I think I have an overactive imagination. Or perhaps just an acute awareness of my own mortality. When it's not sending me into a panic spiral, I think that imagination lets me enjoy games more -- whether it's Tomb Raider or paintball or just a game of freeze tag. Over the course of my lifetime, I've gone from panicking and crying over laser tag to begging my friends to go with me again and again. Sometimes I call my proclivities being "too competitive"; sometimes I say "I just like role-playing." Or I chalk it up to anxiety, or depression, or "being a theater kid." But it's more than that, and I know that. When I play a game, the game is real. My heart rate rises. It's win or die. Sometimes that's a liability for me. Sometimes it means I love the game more than anyone else. Sometimes it's all of that whirled together.

I don't think I want or need games to be "more realistic" per se; I want games to feel more real. I want the stakes to feel high; I want tightly-paced sequences to seem almost accidental and natural, somehow. I've got that imagination of mine to fill in most of the gaps, but I do need some help from the game to keep my brain's juices flowing. I don't want the game to trip over itself to tell me a story or to slug me over the head with a new upgrade; I want to trip over these elements myself, somehow. Like real life! If real life were any good.

The games I've played lately that have been lauded for being artistic and ground-breaking and mind-bending have all been games that made me play as a Guilty Murderer, in some fashion or other. Each of the games to which I refer -- Hotline Miami, Spec Ops, Tomb Raider, Bioshock: Infinite, add your own to the list -- puts a gun in my hand and makes killing into my only option. I must kill or be killed, everywhere I go. Yet, gruesome death scenes, bodies, blood, and reminders of mortality lurk in every corner of these games.

Meanwhile, games that don't make me feel guilty -- Gears, CoD, CS, and so on -- do not get lauded for being "high art," of course. They are fun and forgettable. If they wanted to be high art, they'd need to sit me down and tell me to feel bad about myself for all this killing I've been doing.

But, but, if this were real life, I wouldn't be doing any of this killing anyway! It's all just a game! Yes, it's a game that I'm emotionally invested in, yes, I am choosing to play it, yes, I am behaving like a psychopath in it, but ... this isn't really me, you know. This isn't really anyone. No one would do this. No one is Lara Croft.

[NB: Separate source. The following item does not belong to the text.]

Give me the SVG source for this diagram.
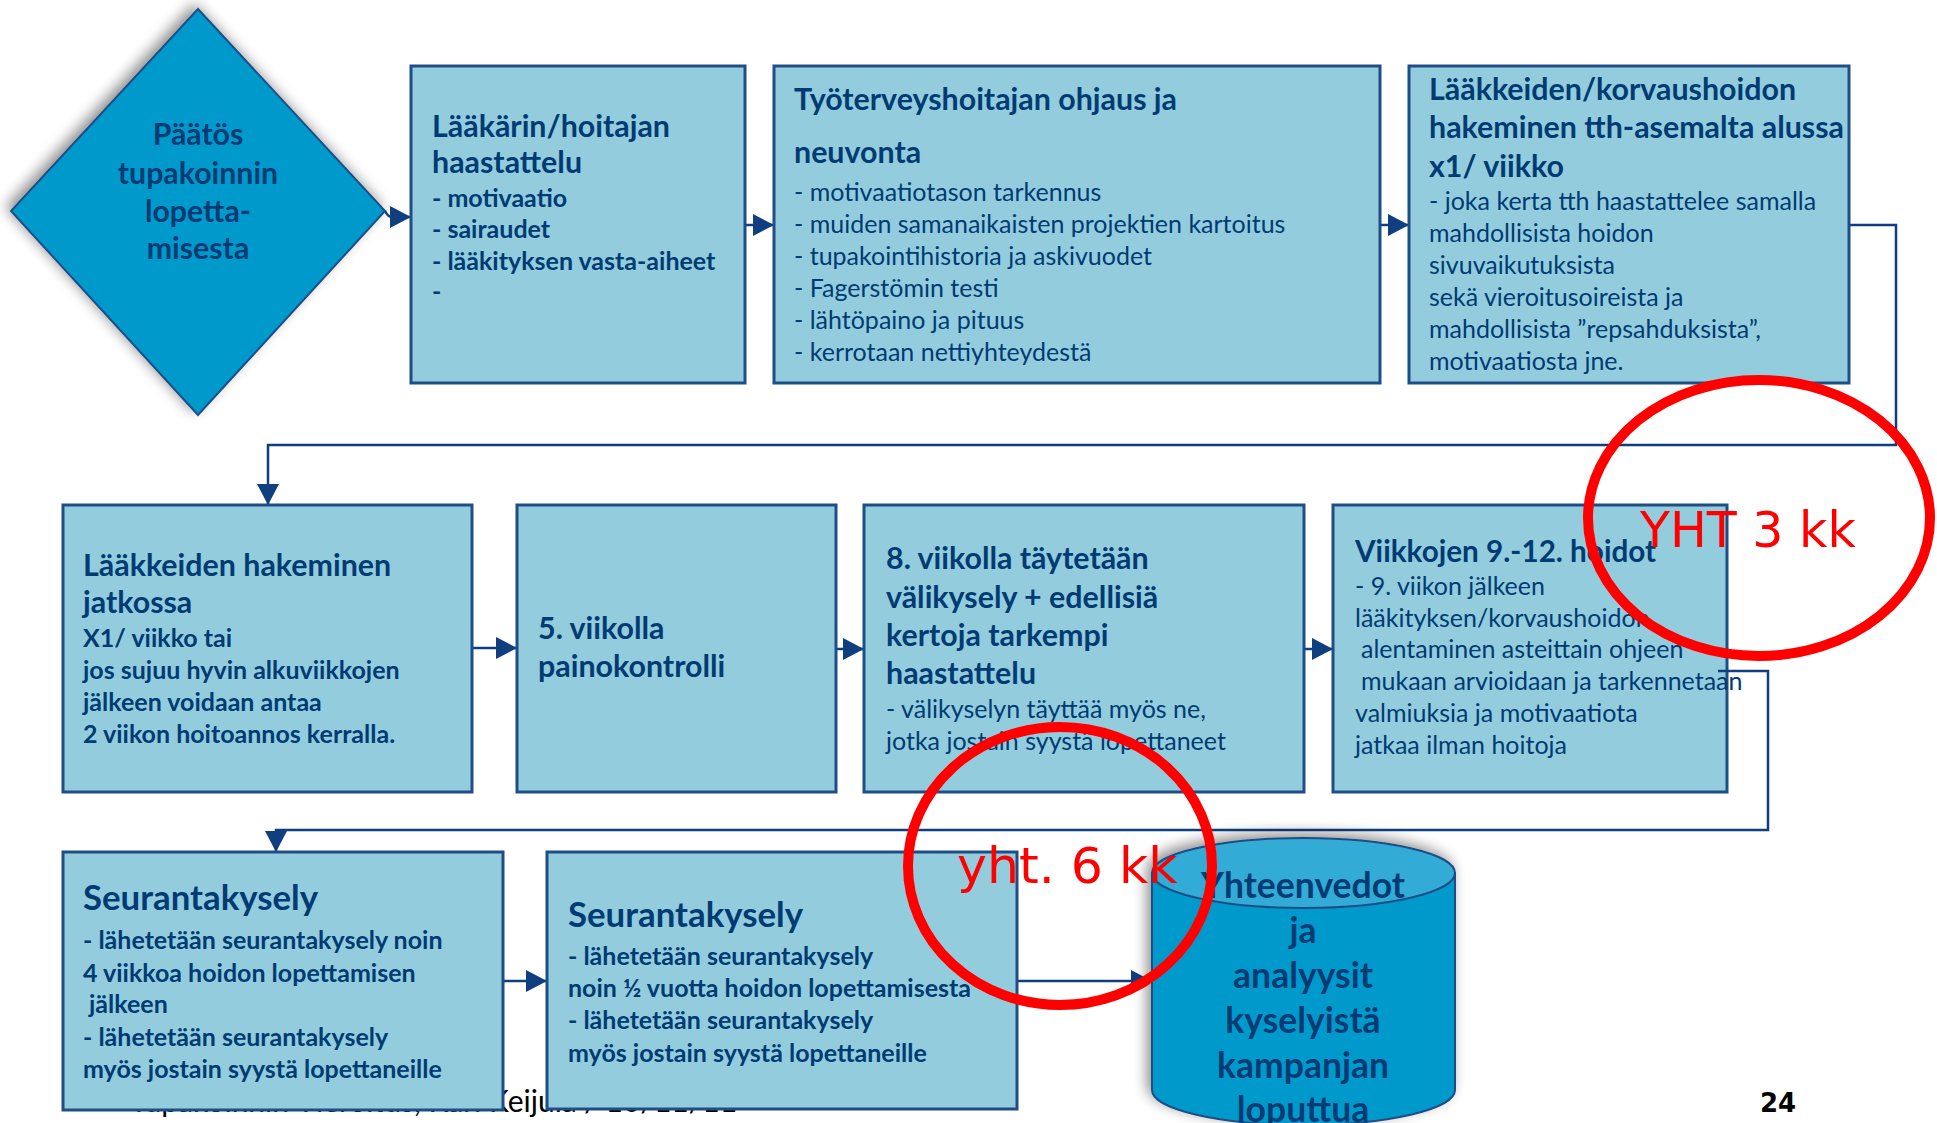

No one is Booker DeWitt or Nathan Drake or Marcus Fenix. No one ever could be. We all just like pretending. And apparently when humans play pretend, we like to pretend to be a demi-god for whom death and time are meaningless. Can you really blame us?

I keep thinking back to Lara Croft's tears in Tomb Raider, to Elizabeth's horror at seeing Booker kill someone for the first time in Bioshock: Infinite. And then I imagine a grizzled old soldier sitting on my couch next to me, reminding me that I don't know what it's like to really kill someone. The two concepts don't fit together in my brain. I feel guilty for the virtual murders I've done, and then I feel guilty for feeling guilty about my virtual murders because, yikes, real murders are happening out there every day, why would anyone care about my inconsequential virtual ones?

Death waits for us all. Shit. Play more video games. Pass the time. Don't think about it too hard.